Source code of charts

--------------------------------

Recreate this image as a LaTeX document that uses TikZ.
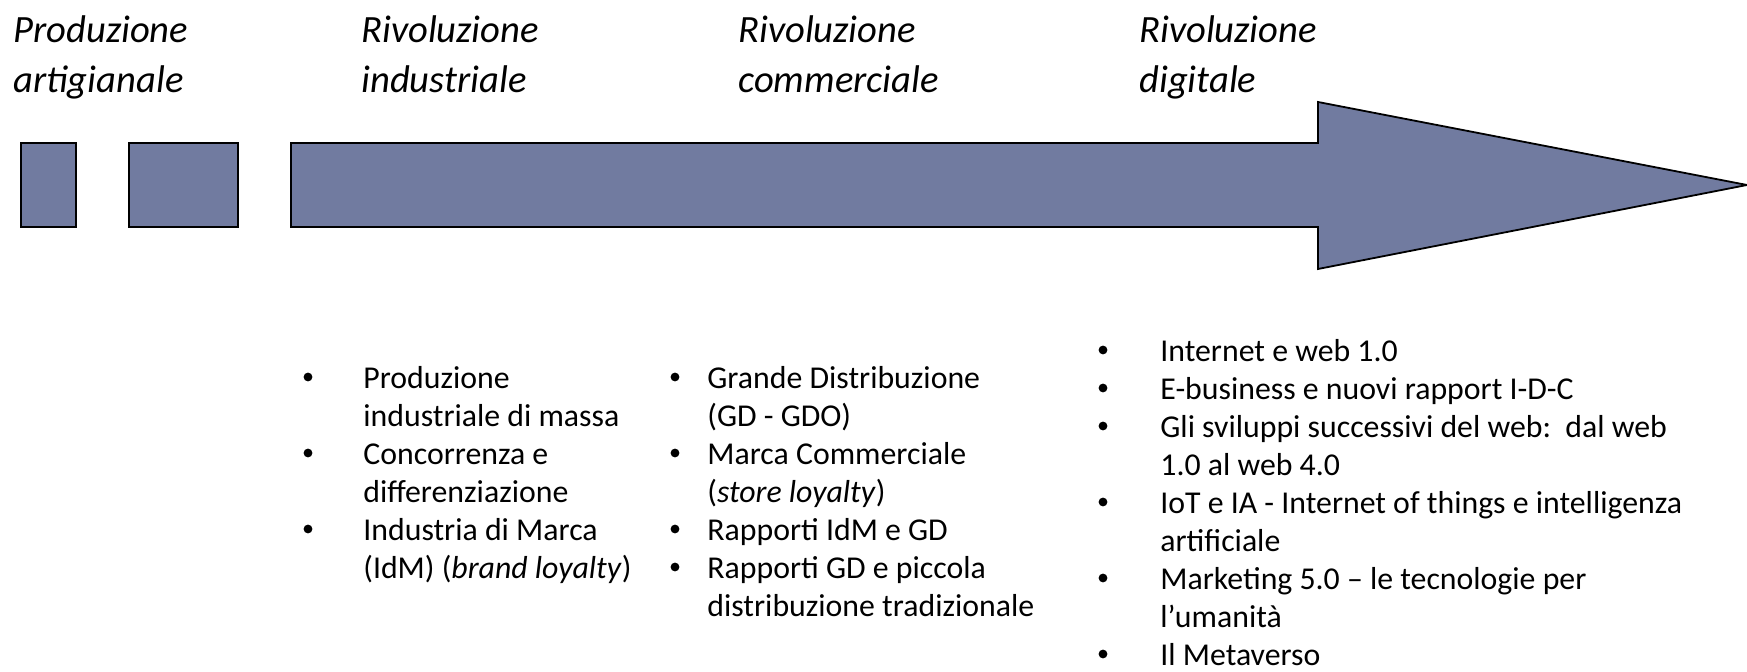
\documentclass[tikz,border=0pt]{standalone}
\usepackage{fontspec}
\setmainfont{Carlito}
\usetikzlibrary{calc}

\definecolor{barfill}{RGB}{113,123,160}
\tikzstyle{bar}=[draw=black, fill=barfill, line width=0.9pt, line join=miter]
\tikzstyle{era}=[anchor=base west, inner sep=0pt, font=\fontsize{19.3}{23}\selectfont\itshape]
\tikzstyle{item}=[anchor=base west, inner sep=0pt, font=\fontsize{15.9}{19}\selectfont]
\tikzstyle{dot}=[circle, fill=black, inner sep=0pt, minimum size=4.4pt]

\begin{document}
\begin{tikzpicture}[x=0.5pt, y=-0.5pt]
    \useasboundingbox (0,0) rectangle (1747,672);

    % the bars and the big arrow
    \draw[bar] (21,143) rectangle (76,227);
    \draw[bar] (129,143) rectangle (238,227);
    \coordinate (tip) at (1747,185);
    \draw[bar] (291,143) -- (1318,143) -- (1318,102) -- (tip) -- (1318,269)
        -- (1318,227) -- (291,227) -- cycle;

    % the four eras
    \foreach \x/\first/\second [count=\i] in {13/Produzione/artigianale, 361/Rivoluzione/industriale,
            738/Rivoluzione/commerciale, 1139/Rivoluzione/digitale}
    {
        \node[era] (era\i a) at (\x,43) {\first};
        \node[era] (era\i b) at (\x,93) {\second};
    }

    % industrial column
    \foreach \y [count=\i] in {389,465,541}
        \node[dot] (dotind\i) at (308,\y-12) {};
    \foreach \y/\txt [count=\i] in {389/Produzione, 427/industriale di massa, 465/Concorrenza e,
            503/differenziazione, 541/Industria di Marca, 579/{(IdM) (\textit{brand loyalty})}}
        \node[item] (ind\i) at (363,\y) {\txt};

    % commercial column
    \foreach \y [count=\i] in {389,465,541,579}
        \node[dot] (dotcom\i) at (675,\y-12) {};
    \foreach \y/\txt [count=\i] in {389/Grande Distribuzione, 427/(GD - GDO), 465/Marca Commerciale,
            503/{(\textit{store loyalty})}, 541/Rapporti IdM e GD, 579/Rapporti GD e piccola,
            617/distribuzione tradizionale}
        \node[item] (com\i) at (707,\y) {\txt};

    % digital column
    \foreach \y [count=\i] in {362,400,438,514,590,666}
        \node[dot] (dotdig\i) at (1103,\y-12) {};
    \foreach \y/\txt [count=\i] in {362/Internet e web 1.0, 400/E-business e nuovi rapport I-D-C,
            438/{Gli sviluppi successivi del web:\ \ dal web}, 476/1.0 al web 4.0,
            514/IoT e IA - Internet of things e intelligenza, 552/artificiale,
            590/Marketing 5.0 – le tecnologie per, 628/l’umanità, 666/Il Metaverso}
        \node[item] (dig\i) at (1160,\y) {\txt};

\end{tikzpicture}
\end{document}
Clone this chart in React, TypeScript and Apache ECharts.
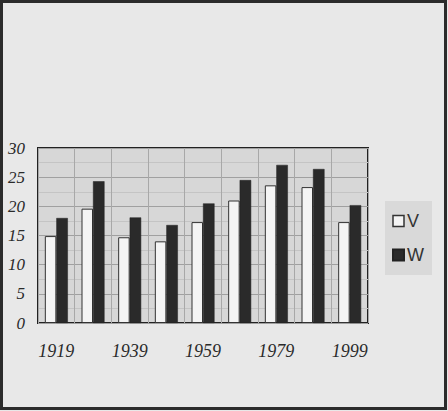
import React, { useEffect, useRef } from "react";
import * as echarts from "echarts";

const categories = ["1919", "1929", "1939", "1949", "1959", "1969", "1979", "1989", "1999"];
const seriesV = [14.9, 19.6, 14.7, 14.0, 17.3, 21.0, 23.6, 23.3, 17.3];
const seriesW = [18.0, 24.3, 18.1, 16.8, 20.5, 24.5, 27.1, 26.4, 20.2];
const yTicks = [0, 5, 10, 15, 20, 25, 30];

export default function App() {
  const ref = useRef<HTMLDivElement>(null);
  useEffect(() => {
    if (!ref.current) return;
    const chart = echarts.init(ref.current, null, { renderer: "svg" });
    chart.setOption({
      animation: false,
      backgroundColor: "#e8e8e8",
      graphic: [
        {
          type: "rect",
          shape: { x: 1.5, y: 1.5, width: 444, height: 407 },
          style: { fill: "none", stroke: "#2b2b2b", lineWidth: 3 },
          silent: true,
        },
      ],
      grid: {
        left: 38,
        right: 80,
        top: 148,
        bottom: 88,
        show: true,
        backgroundColor: "#d7d7d7",
        borderColor: "#222",
        borderWidth: 2,
      },
      legend: {
        orient: "vertical",
        left: 385,
        top: 201,
        width: 49,
        padding: [11, 8, 11, 7],
        itemGap: 16,
        itemWidth: 11,
        itemHeight: 11,
        icon: "rect",
        backgroundColor: "#d9d9d9",
        textStyle: { fontFamily: "Liberation Sans", fontSize: 18, color: "#333", padding: [0, 0, 0, -2] },
        data: [
          { name: "V", itemStyle: { color: "#f4f4f4", borderColor: "#333", borderWidth: 1.5 } },
          { name: "W", itemStyle: { color: "#2a2a2a" } },
        ],
      },
      xAxis: {
        type: "category",
        data: categories,
        axisLine: { show: false },
        axisTick: { show: false },
        axisLabel: {
          interval: 1,
          margin: 19,
          fontFamily: "Liberation Serif",
          fontStyle: "italic",
          fontSize: 18,
          color: "#2a2a2a",
        },
        splitLine: { show: true, interval: 0, lineStyle: { color: "#a8a8a8", width: 1 } },
      },
      yAxis: {
        type: "value",
        min: yTicks[0],
        max: yTicks[yTicks.length - 1],
        interval: 5,
        axisLine: { show: false },
        axisTick: { show: false },
        axisLabel: {
          margin: 13,
          fontFamily: "Liberation Serif",
          fontStyle: "italic",
          fontSize: 17,
          color: "#2a2a2a",
        },
        splitLine: { show: true, lineStyle: { color: "#a0a0a0", width: 1 } },
        minorTick: { show: false, splitNumber: 2 },
        minorSplitLine: { show: true, lineStyle: { color: "#c4c4c4", width: 1 } },
      },
      series: [
        {
          name: "V",
          type: "bar",
          data: seriesV,
          barWidth: 11.5,
          barGap: "0%",
          itemStyle: { color: "#f4f4f4", borderColor: "#333", borderWidth: 1 },
        },
        {
          name: "W",
          type: "bar",
          data: seriesW,
          barWidth: 11.5,
          barGap: "0%",
          itemStyle: { color: "#2a2a2a", borderColor: "#222", borderWidth: 0.5 },
        },
      ],
    });
    return () => chart.dispose();
  }, []);
  return (
    <div
      ref={ref}
      style={{ position: "absolute", left: 0, top: 0, width: 448, height: 411 }}
    />
  );
}
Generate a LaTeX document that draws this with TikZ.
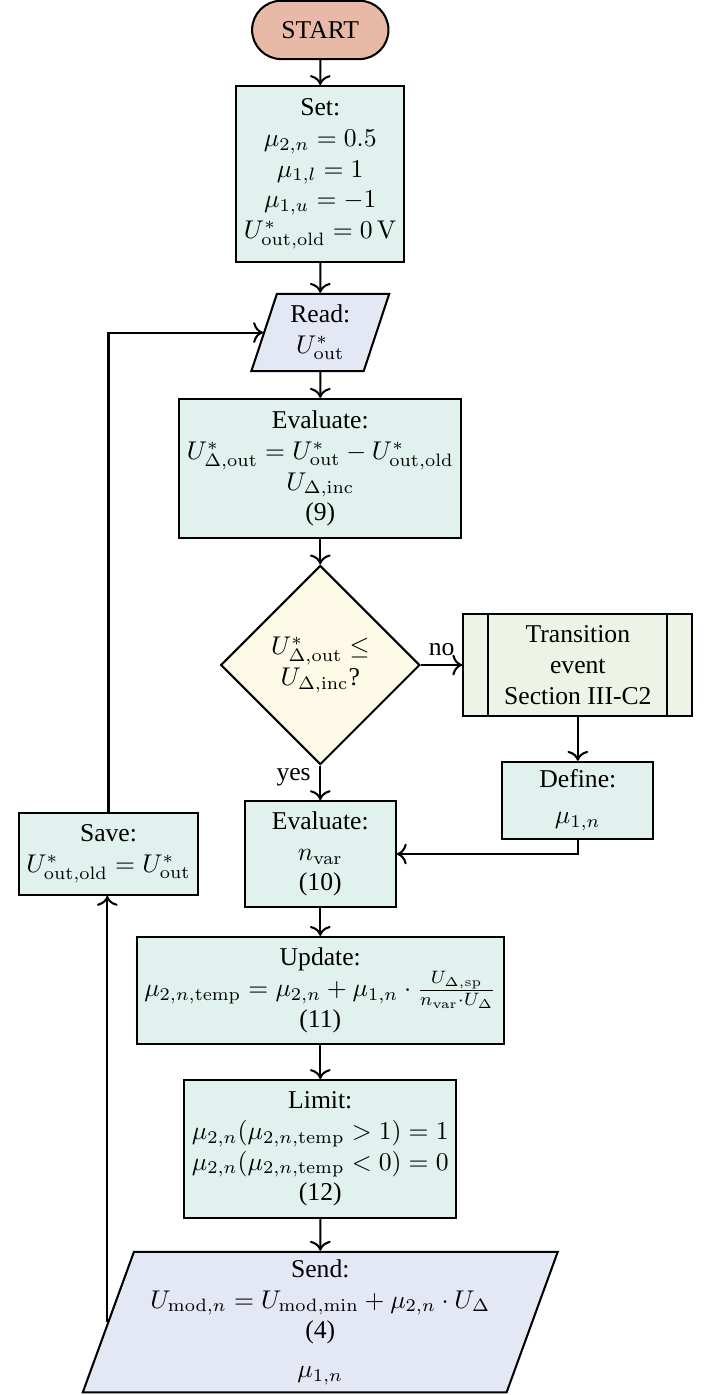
\documentclass[tikz,border=0pt]{standalone}
\usepackage[no-math]{fontspec}
\setmainfont{Liberation Serif}
\usepackage{amsmath}
\usetikzlibrary{positioning, shapes.geometric, shapes.misc, arrows.meta}
\definecolor{StartRed}{HTML}{E9B9A8}
\definecolor{BoxTeal}{HTML}{E0F1EE}
\definecolor{IOBlue}{HTML}{E4E8F5}
\definecolor{DecYellow}{HTML}{FDFAE8}
\definecolor{SubGreen}{HTML}{EDF3E6}

\tikzset{
  base/.style={draw, line width=0.8pt, align=center, inner sep=3pt},
  startstop/.style={base, rounded rectangle, fill=StartRed, minimum width=2.08cm, minimum height=0.8cm},
  process/.style={base, rectangle, fill=BoxTeal, minimum width=2.07cm},
  io/.style={base, trapezium, trapezium left angle=70, trapezium right angle=110,
             trapezium stretches body, fill=IOBlue},
  decision/.style={base, diamond, aspect=1, fill=DecYellow, inner sep=0pt,
                   minimum width=2.73cm, minimum height=2.73cm},
  subproc/.style={base, rectangle, fill=SubGreen, minimum width=3.14cm, minimum height=1.4cm},
  line/.style={draw, line width=0.8pt, -{To[scale=1.15]}}
}

\begin{document}
\begin{tikzpicture}
  \useasboundingbox (0,0) rectangle (9.718,-19.121);

  %% main column
  \node[startstop] (start) at (4.39,-0.41) {START};
  \node[process, minimum height=2.41cm] (set) at (4.39,-2.385)
    {Set:\\$\mu_{2,n}=0.5$\\$\mu_{1,l}=1$\\$\mu_{1,u}=-1$\\$U^*_{\mathrm{out,old}}=0\,\mathrm{V}$};
  \node[io, minimum height=1.06cm, minimum width=1.89cm] (read) at (4.39,-4.558)
    {Read:\\$U^*_{\mathrm{out}}$};
  \node[process, minimum height=1.91cm] (eval1) at (4.39,-6.422)
    {Evaluate:\\$U^*_{\Delta,\mathrm{out}}=U^*_{\mathrm{out}}-U^*_{\mathrm{out,old}}$\\$U_{\Delta,\mathrm{inc}}$\\(9)};
  \node[decision] (dec) at (4.39,-9.115)
    {$U^*_{\Delta,\mathrm{out}}\leq$\\$U_{\Delta,\mathrm{inc}}$?};
  \node[process, minimum height=1.45cm] (eval2) at (4.39,-11.706)
    {Evaluate:\\$n_{\mathrm{var}}$\\(10)};
  \node[process, minimum height=1.47cm] (update) at (4.39,-13.577)
    {Update:\\$\mu_{2,n,\mathrm{temp}}=\mu_{2,n}+\mu_{1,n}\cdot\frac{U_{\Delta,\mathrm{sp}}}{n_{\mathrm{var}}\cdot U_{\Delta}}$\\(11)};
  \node[process, minimum height=1.89cm] (limit) at (4.39,-15.749)
    {Limit:\\$\mu_{2,n}(\mu_{2,n,\mathrm{temp}}>1)=1$\\$\mu_{2,n}(\mu_{2,n,\mathrm{temp}}<0)=0$\\(12)};
  \node[io, minimum height=1.92cm, minimum width=6.51cm] (send) at (4.39,-18.121)
    {Send:\\$U_{\mathrm{mod},n}=U_{\mathrm{mod,min}}+\mu_{2,n}\cdot U_{\Delta}$\\(4)\\[3pt]$\mu_{1,n}$};

  %% right branch
  \node[subproc] (trans) at (7.92,-9.115) {Transition\\event\\Section III-C2};
  \draw[line width=0.8pt] ([xshift=0.356cm]trans.north west) -- ([xshift=0.356cm]trans.south west);
  \draw[line width=0.8pt] ([xshift=-0.356cm]trans.north east) -- ([xshift=-0.356cm]trans.south east);
  \node[process, minimum height=1.06cm] (define) at (7.92,-10.972) {Define:\\[2pt]$\mu_{1,n}$};

  %% left branch
  \node[process, minimum height=1.12cm] (save) at (1.487,-11.706)
    {Save:\\$U^*_{\mathrm{out,old}}=U^*_{\mathrm{out}}$};

  %% connectors
  \draw[line] (start) -- (set);
  \draw[line] (set) -- (read);
  \draw[line] (read) -- (eval1);
  \draw[line] (eval1) -- (dec);
  \draw[line] (dec) -- node[above] {no} (trans);
  \draw[line] (dec) -- node[left, pos=0.35] {yes} (eval2);
  \draw[line] (trans) -- (define);
  \draw[line] (define.south) |- (eval2.east);
  \draw[line] (eval2) -- (update);
  \draw[line] (update) -- (limit);
  \draw[line] (limit) -- (send);
  \draw[line] (send.west) -- (send.west |- save.south);
  \draw[line] (save.north) |- (read.west);
\end{tikzpicture}
\end{document}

--------------------------------

Goal: Quote, please, every line of the material above from its start through the line that has "-- (1318,227) -- (291,227) -- cycle;", reproducing the words exactly and dropping any images.

Task response:
Recreate this image as a LaTeX document that uses TikZ.
\documentclass[tikz,border=0pt]{standalone}
\usepackage{fontspec}
\setmainfont{Carlito}
\usetikzlibrary{calc}

\definecolor{barfill}{RGB}{113,123,160}
\tikzstyle{bar}=[draw=black, fill=barfill, line width=0.9pt, line join=miter]
\tikzstyle{era}=[anchor=base west, inner sep=0pt, font=\fontsize{19.3}{23}\selectfont\itshape]
\tikzstyle{item}=[anchor=base west, inner sep=0pt, font=\fontsize{15.9}{19}\selectfont]
\tikzstyle{dot}=[circle, fill=black, inner sep=0pt, minimum size=4.4pt]

\begin{document}
\begin{tikzpicture}[x=0.5pt, y=-0.5pt]
    \useasboundingbox (0,0) rectangle (1747,672);

    % the bars and the big arrow
    \draw[bar] (21,143) rectangle (76,227);
    \draw[bar] (129,143) rectangle (238,227);
    \coordinate (tip) at (1747,185);
    \draw[bar] (291,143) -- (1318,143) -- (1318,102) -- (tip) -- (1318,269)
        -- (1318,227) -- (291,227) -- cycle;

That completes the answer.